Showing posts with label Adoption Talk. Show all posts
Showing posts with label Adoption Talk. Show all posts

Monday, December 14, 2009

Chance Encounters - What Are Yours?

I found this wonderful new blog, One World: Chinese Adoptee Links Blog, a compilation of Chinese adoptees blogs through one of my favorite blogs, Adoption Talk. This new blog is being written by Chinese adoptees around the world. This is their welcome at the top of the blog:

Welcome to ONE WORLD: Chinese Adoptee Links (CAL) Blog! Founded by a
group of seven, Erin, Jazz, Jeannette, Jennifer Bao Yu Jue-Steuck, Julia, Mei-Mei, and Sabrina span 3 continents and represent 5 generations of Chinese adoptees. This is a compilation of stories and articles from around the world, reflecting the diverse experiences of those adopted from China, Hong Kong, Taiwan, Singapore, Macau, Malaysia and from around the globe. If you'd like to contribute, please email the webmaster at eclairerin@gmail.com. Visit CAL online at: http://www.chineseadopteelinks.org/

Thank you!


As I read through the blogs, I couldn’t help but think of my girls at these older ages, participating in a blog like this. What would their words say?


One of the blogs really made an impact on me – “Chance Encounters (Part Deux)” . In this blog posting by Jennifer Bao Yu Jue-Steuck, she writes about “8 Chance Encounters That Have Changed My Life”. I couldn’t help but see these events through the eyes of my daughters. Her #4, meeting another adoptee in class while she is in college, or #5 sitting next to a mom and her Chinese adopted daughter in a subway, and then #7 meeting “fellow peer-aged ADULT Chinese adoptees”.


I love how she ended this blog post – What chance encounters have changed your life? What a wonderful blog and definitely one that I will be introducing my girls to.


When you read this, what thoughts come to your mind as you envision your children as adults?


Karen Maunu

Monday, October 26, 2009

Asian Eyes

My 11-year-old daughter and I have been recently had discussions around when she can use make-up. Yikes! I am not ready for this, but I know that she is starting to feel more grown up, and I knew that this would eventually be a discussion we would have. She and her younger sister have a bag of make-up they can use for play, but I knew this recent discussion was beyond just play. She has been fascinated watching me put on my make-up. Although she won’t be wearing makeup out in public anytime soon, we have had some very interesting discussions around her Asian eyes.

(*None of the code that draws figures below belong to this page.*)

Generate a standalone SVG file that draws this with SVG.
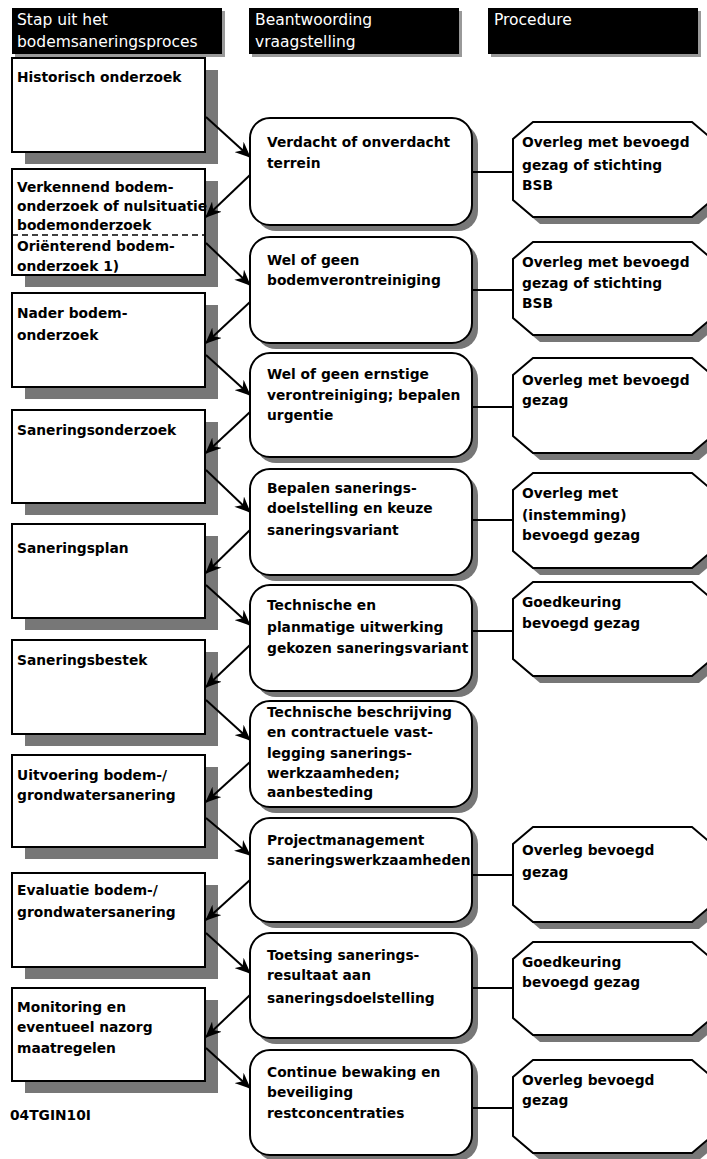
<svg xmlns="http://www.w3.org/2000/svg" width="707" height="1159" viewBox="0 0 707 1159">
<defs>
<style>
.hdr{fill:#000}
.hsh{fill:#999}
.ht{fill:#fff;font-family:"DejaVu Sans","Liberation Sans",sans-serif;font-size:15.5px}
.box{fill:#fff;stroke:#000;stroke-width:2}
.sh{fill:#777}
.t{fill:#000;font-family:"DejaVu Sans","Liberation Sans",sans-serif;font-size:13.8px;font-weight:bold}
.con{stroke:#000;stroke-width:2;fill:none}
.arr{stroke:#000;stroke-width:2;fill:none;marker-end:url(#ah)}
</style>
<marker id="ah" markerUnits="userSpaceOnUse" markerWidth="16" markerHeight="14" refX="15" refY="7" orient="auto">
<path d="M0,0 L16,7 L0,14 L5,7 Z" fill="#000"/>
</marker>
</defs>
<rect width="707" height="1159" fill="#fff"/>

<g id="header1"><rect class="hsh" x="15" y="11" width="210" height="46"/><rect class="hdr" x="12" y="8" width="210" height="46"/><text class="ht" x="17" y="25">Stap uit het</text><text class="ht" x="17" y="47">bodemsaneringsproces</text></g>
<g id="header2"><rect class="hsh" x="252" y="11" width="210" height="46"/><rect class="hdr" x="249" y="8" width="210" height="46"/><text class="ht" x="255" y="25">Beantwoording</text><text class="ht" x="255" y="47">vraagstelling</text></g>
<g id="header3"><rect class="hsh" x="491" y="11" width="210" height="46"/><rect class="hdr" x="488" y="8" width="210" height="46"/><text class="ht" x="494" y="25">Procedure</text></g>

<g id="step1"><rect class="sh" x="25" y="70" width="193" height="94"/><rect class="box" x="12" y="58" width="193" height="94"/><text class="t" x="17" y="82">Historisch onderzoek</text></g>
<g id="step2"><rect class="sh" x="25" y="181" width="193" height="106"/><rect class="box" x="12" y="169" width="193" height="106"/><line x1="12" y1="235" x2="205" y2="235" stroke="#000" stroke-width="1.5" stroke-dasharray="6,4"/><text class="t" x="17" y="192">Verkennend bodem-</text><text class="t" x="17" y="211">onderzoek of nulsituatie</text><text class="t" x="17" y="230">bodemonderzoek</text><text class="t" x="17" y="251">Oriënterend bodem-</text><text class="t" x="17" y="271">onderzoek 1)</text></g>
<g id="step3"><rect class="sh" x="25" y="305" width="193" height="94"/><rect class="box" x="12" y="293" width="193" height="94"/><text class="t" x="17" y="318">Nader bodem-</text><text class="t" x="17" y="340">onderzoek</text></g>
<g id="step4"><rect class="sh" x="25" y="422" width="193" height="93"/><rect class="box" x="12" y="410" width="193" height="93"/><text class="t" x="17" y="435">Saneringsonderzoek</text></g>
<g id="step5"><rect class="sh" x="25" y="536" width="193" height="94"/><rect class="box" x="12" y="524" width="193" height="94"/><text class="t" x="17" y="553">Saneringsplan</text></g>
<g id="step6"><rect class="sh" x="25" y="652" width="193" height="94"/><rect class="box" x="12" y="640" width="193" height="94"/><text class="t" x="17" y="665">Saneringsbestek</text></g>
<g id="step7"><rect class="sh" x="25" y="767" width="193" height="92"/><rect class="box" x="12" y="755" width="193" height="92"/><text class="t" x="17" y="780">Uitvoering bodem-/</text><text class="t" x="17" y="800">grondwatersanering</text></g>
<g id="step8"><rect class="sh" x="25" y="885" width="193" height="94"/><rect class="box" x="12" y="873" width="193" height="94"/><text class="t" x="17" y="895">Evaluatie bodem-/</text><text class="t" x="17" y="917">grondwatersanering</text></g>
<g id="step9"><rect class="sh" x="25" y="1000" width="193" height="93"/><rect class="box" x="12" y="988" width="193" height="93"/><text class="t" x="17" y="1012">Monitoring en</text><text class="t" x="17" y="1032">eventueel nazorg</text><text class="t" x="17" y="1053">maatregelen</text></g>
<g id="code"><text class="t" x="10" y="1120">04TGIN10I</text></g>

<g id="q1"><rect class="sh" x="256" y="124" width="222" height="107" rx="20"/><rect class="box" x="250" y="118" width="222" height="107" rx="20"/><text class="t" x="267" y="147">Verdacht of onverdacht</text><text class="t" x="267" y="168">terrein</text></g>
<g id="q2"><rect class="sh" x="256" y="243" width="222" height="106" rx="20"/><rect class="box" x="250" y="237" width="222" height="106" rx="20"/><text class="t" x="267" y="265">Wel of geen</text><text class="t" x="267" y="285">bodemverontreiniging</text></g>
<g id="q3"><rect class="sh" x="256" y="359" width="222" height="104" rx="20"/><rect class="box" x="250" y="353" width="222" height="104" rx="20"/><text class="t" x="267" y="379">Wel of geen ernstige</text><text class="t" x="267" y="400">verontreiniging; bepalen</text><text class="t" x="267" y="420">urgentie</text></g>
<g id="q4"><rect class="sh" x="256" y="475" width="222" height="106" rx="20"/><rect class="box" x="250" y="469" width="222" height="106" rx="20"/><text class="t" x="267" y="493">Bepalen sanerings-</text><text class="t" x="267" y="513">doelstelling en keuze</text><text class="t" x="267" y="535">saneringsvariant</text></g>
<g id="q5"><rect class="sh" x="256" y="591" width="222" height="106" rx="20"/><rect class="box" x="250" y="585" width="222" height="106" rx="20"/><text class="t" x="267" y="610">Technische en</text><text class="t" x="267" y="632">planmatige uitwerking</text><text class="t" x="267" y="653">gekozen saneringsvariant</text></g>
<g id="q6"><rect class="sh" x="256" y="707" width="222" height="106" rx="20"/><rect class="box" x="250" y="701" width="222" height="106" rx="20"/><text class="t" x="267" y="717">Technische beschrijving</text><text class="t" x="267" y="737">en contractuele vast-</text><text class="t" x="267" y="758">legging sanerings-</text><text class="t" x="267" y="778">werkzaamheden;</text><text class="t" x="267" y="797">aanbesteding</text></g>
<g id="q7"><rect class="sh" x="256" y="824" width="222" height="104" rx="20"/><rect class="box" x="250" y="818" width="222" height="104" rx="20"/><text class="t" x="267" y="845">Projectmanagement</text><text class="t" x="267" y="865">saneringswerkzaamheden</text></g>
<g id="q8"><rect class="sh" x="256" y="939" width="222" height="105" rx="20"/><rect class="box" x="250" y="933" width="222" height="105" rx="20"/><text class="t" x="267" y="960">Toetsing sanerings-</text><text class="t" x="267" y="980">resultaat aan</text><text class="t" x="267" y="1003">saneringsdoelstelling</text></g>
<g id="q9"><rect class="sh" x="256" y="1056" width="222" height="105" rx="20"/><rect class="box" x="250" y="1050" width="222" height="105" rx="20"/><text class="t" x="267" y="1077">Continue bewaking en</text><text class="t" x="267" y="1097">beveiliging</text><text class="t" x="267" y="1118">restconcentraties</text></g>

<g id="p1"><path class="sh" d="M540,129 L699,129 L719,146 L719,207 L699,224 L540,224 L520,207 L520,146 Z"/><path class="box" d="M533,122 L692,122 L712,139 L712,200 L692,217 L533,217 L513,200 L513,139 Z"/><text class="t" x="522" y="147">Overleg met bevoegd</text><text class="t" x="522" y="170">gezag of stichting</text><text class="t" x="522" y="190">BSB</text></g>
<g id="p2"><path class="sh" d="M540,249 L699,249 L719,266 L719,325 L699,342 L540,342 L520,325 L520,266 Z"/><path class="box" d="M533,242 L692,242 L712,259 L712,318 L692,335 L533,335 L513,318 L513,259 Z"/><text class="t" x="522" y="267">Overleg met bevoegd</text><text class="t" x="522" y="288">gezag of stichting</text><text class="t" x="522" y="308">BSB</text></g>
<g id="p3"><path class="sh" d="M540,365 L699,365 L719,382 L719,443 L699,460 L540,460 L520,443 L520,382 Z"/><path class="box" d="M533,358 L692,358 L712,375 L712,436 L692,453 L533,453 L513,436 L513,375 Z"/><text class="t" x="522" y="385">Overleg met bevoegd</text><text class="t" x="522" y="405">gezag</text></g>
<g id="p4"><path class="sh" d="M540,480 L699,480 L719,497 L719,558 L699,575 L540,575 L520,558 L520,497 Z"/><path class="box" d="M533,473 L692,473 L712,490 L712,551 L692,568 L533,568 L513,551 L513,490 Z"/><text class="t" x="522" y="498">Overleg met</text><text class="t" x="522" y="520">(instemming)</text><text class="t" x="522" y="540">bevoegd gezag</text></g>
<g id="p5"><path class="sh" d="M540,589 L699,589 L719,606 L719,666 L699,683 L540,683 L520,666 L520,606 Z"/><path class="box" d="M533,582 L692,582 L712,599 L712,659 L692,676 L533,676 L513,659 L513,599 Z"/><text class="t" x="522" y="607">Goedkeuring</text><text class="t" x="522" y="628">bevoegd gezag</text></g>
<g id="p7"><path class="sh" d="M540,834 L699,834 L719,851 L719,912 L699,929 L540,929 L520,912 L520,851 Z"/><path class="box" d="M533,827 L692,827 L712,844 L712,905 L692,922 L533,922 L513,905 L513,844 Z"/><text class="t" x="522" y="855">Overleg bevoegd</text><text class="t" x="522" y="877">gezag</text></g>
<g id="p8"><path class="sh" d="M540,949 L699,949 L719,966 L719,1025 L699,1042 L540,1042 L520,1025 L520,966 Z"/><path class="box" d="M533,942 L692,942 L712,959 L712,1018 L692,1035 L533,1035 L513,1018 L513,959 Z"/><text class="t" x="522" y="967">Goedkeuring</text><text class="t" x="522" y="987">bevoegd gezag</text></g>
<g id="p9"><path class="sh" d="M540,1067 L699,1067 L719,1084 L719,1143 L699,1160 L540,1160 L520,1143 L520,1084 Z"/><path class="box" d="M533,1060 L692,1060 L712,1077 L712,1136 L692,1153 L533,1153 L513,1136 L513,1077 Z"/><text class="t" x="522" y="1085">Overleg bevoegd</text><text class="t" x="522" y="1105">gezag</text></g>

<g id="connectors">
<path class="arr" d="M206,117 L250,157"/>
<path class="arr" d="M250,175 L206,217"/>
<path class="arr" d="M206,243 L250,285"/>
<path class="arr" d="M250,302 L206,343"/>
<path class="arr" d="M206,355 L250,395"/>
<path class="arr" d="M250,412 L206,453"/>
<path class="arr" d="M206,470 L250,512"/>
<path class="arr" d="M250,530 L206,573"/>
<path class="arr" d="M206,585 L250,625"/>
<path class="arr" d="M250,645 L206,687"/>
<path class="arr" d="M206,700 L250,740"/>
<path class="arr" d="M250,762 L206,802"/>
<path class="arr" d="M206,818 L250,855"/>
<path class="arr" d="M250,880 L206,920"/>
<path class="arr" d="M206,933 L250,973"/>
<path class="arr" d="M250,995 L206,1037"/>
<path class="arr" d="M206,1048 L250,1088"/>
<path class="con" d="M472,172 H513 M472,290 H513 M472,407 H513 M472,520 H513 M472,631 H513 M472,875 H513 M472,988 H513 M472,1108 H513"/>
</g>
</svg>
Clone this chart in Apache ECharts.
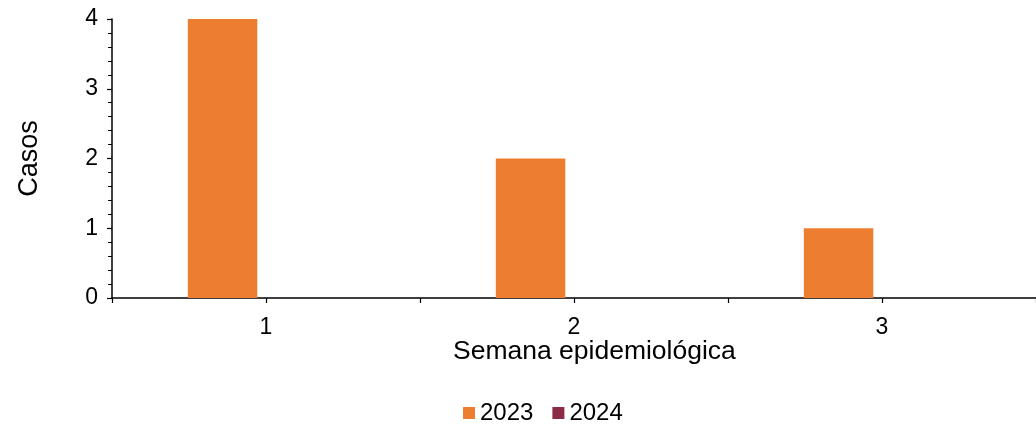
<!DOCTYPE html>
<html><head><meta charset="utf-8">
<script src="https://cdn.jsdelivr.net/npm/echarts@6/dist/echarts.min.js"></script>
<style>html,body{margin:0;padding:0;background:#fff}#c{width:1036px;height:425px}</style>
</head><body><div id="c"></div>
<script>
const categories = ['1', '2', '3'];
const halfTicks = ['', '', '', '', '', ''];
const seriesNames = ['2023', '2024'];
const values2023 = [4, 2, 1];
const values2024 = [0, 0, 0];
const yTicks = [0, 1, 2, 3, 4];

const font = 'Liberation Sans, Arial, sans-serif';
const chart = echarts.init(document.getElementById('c'));
chart.setOption({
  animation: false,
  grid: { left: 112, right: -5, top: 19, bottom: 127, containLabel: false },
  legend: {
    data: seriesNames, bottom: -5, left: 458, itemWidth: 12, itemHeight: 12, itemGap: 19,
    icon: 'rect', textStyle: { fontFamily: font, fontSize: 24, color: '#000' }
  },
  xAxis: [{
    type: 'category', data: categories, boundaryGap: true,
    axisLine: { lineStyle: { color: '#000', width: 1.5 } },
    axisTick: { show: false },
    axisLabel: { fontFamily: font, fontSize: 23, color: '#000', margin: 18 }
  }, {
    type: 'category', data: halfTicks, boundaryGap: true, position: 'bottom',
    axisLine: { show: false },
    axisTick: { show: true, length: 5, lineStyle: { color: '#000', width: 1.2 } },
    axisLabel: { show: false }
  }],
  yAxis: {
    type: 'value', min: 0, max: 4, interval: 1,
    axisLine: { show: true, lineStyle: { color: '#000', width: 1.5 } },
    axisTick: { show: true, length: 5, lineStyle: { color: '#000', width: 1.2 } },
    minorTick: { show: true, splitNumber: 5, length: 4, lineStyle: { color: '#000', width: 1 } },
    splitLine: { show: false },
    axisLabel: { fontFamily: font, fontSize: 23, color: '#000', margin: 14,
      formatter: v => yTicks.includes(v) ? String(v) : '' },
    name: 'Casos', nameLocation: 'middle', nameGap: 69, nameRotate: 90,
    nameTextStyle: { fontFamily: font, fontSize: 27, color: '#000' }
  },
  graphic: [{
    type: 'text', left: 453, top: 338,
    style: { text: 'Semana epidemiológica', font: '26.5px ' + font, fill: '#000' }
  }],
  series: [{
    name: seriesNames[0], type: 'bar', data: values2023, barWidth: 69.5, barGap: '25%',
    itemStyle: { color: '#ED7D31' }
  }, {
    name: seriesNames[1], type: 'bar', data: values2024, barWidth: 69.5, barGap: '25%',
    itemStyle: { color: '#8C2B46' }
  }]
});
</script></body></html>
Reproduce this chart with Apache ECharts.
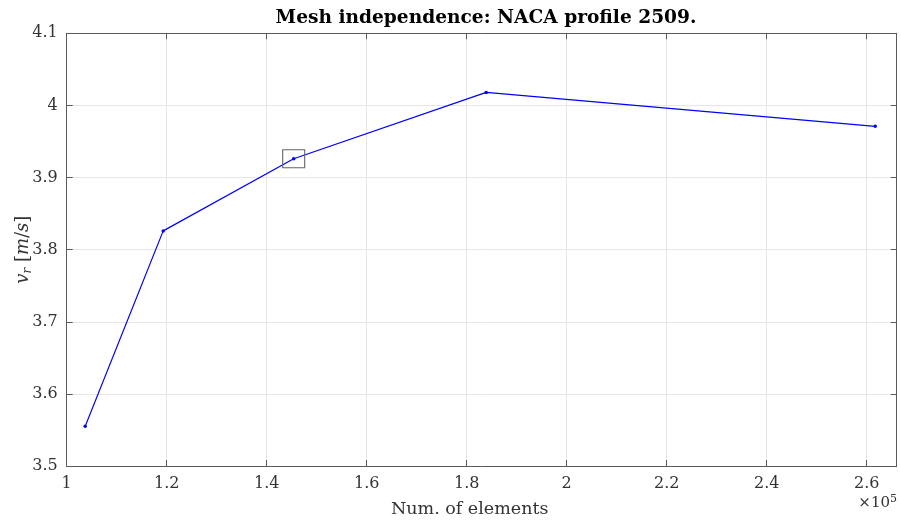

She has been very concerned about putting on eye make-up without any eye folds. I have told her that when the time comes for her to be old enough to do this, we would get some books, research, and visit some cosmetologists that specialize in Asian eyes so that we can learn how to do this right. She has been one to comment on our differences in my Caucasian looks and her Asian looks since she was five years old. Her absolutely gorgeous eyes have been a topic of many conversations. When she was five, she had to have an entropion repair, to tilt her lower eyelashes out, as they were scratching her corneas and causing her severe vision issues. From this surgery on, she has asked so many questions about her eyes.

Having just had another discussion this weekend about make-up and her eyes, including the eye surgery she had to have when she was little, I was so interested to read this great blog from Malinda, who runs the China Adoption Talk blog. Last Monday she had a very interesting and controversial blog titled “Eyes Wide Open: Surgery to Westernize the Eyes of an Asian Child”. This blog was about a man who had his daughter's Asian eyes surgical changed to be more Western. I didn’t even know that this surgery existed, and I had no idea that some parents had even thought about changing their daughters' eye shape. I did a little more research and found this article titled "With These Eyes" from the Los Angeles City Beat. I was surprised to read that four out of ten women in Korea have this procedure done. Malinda had a great article today titled “Asian Beauty/Asian Makeup Links". I will be saving these links for our future beauty lessons.

Have you had a discussion with your daughter about make-up or applying make-up to Asian eyes? Do you have any great resources or websites for teen girls to use to tastefully apply makeup? What do you think about eye surgery to change the shape of Asian eyes?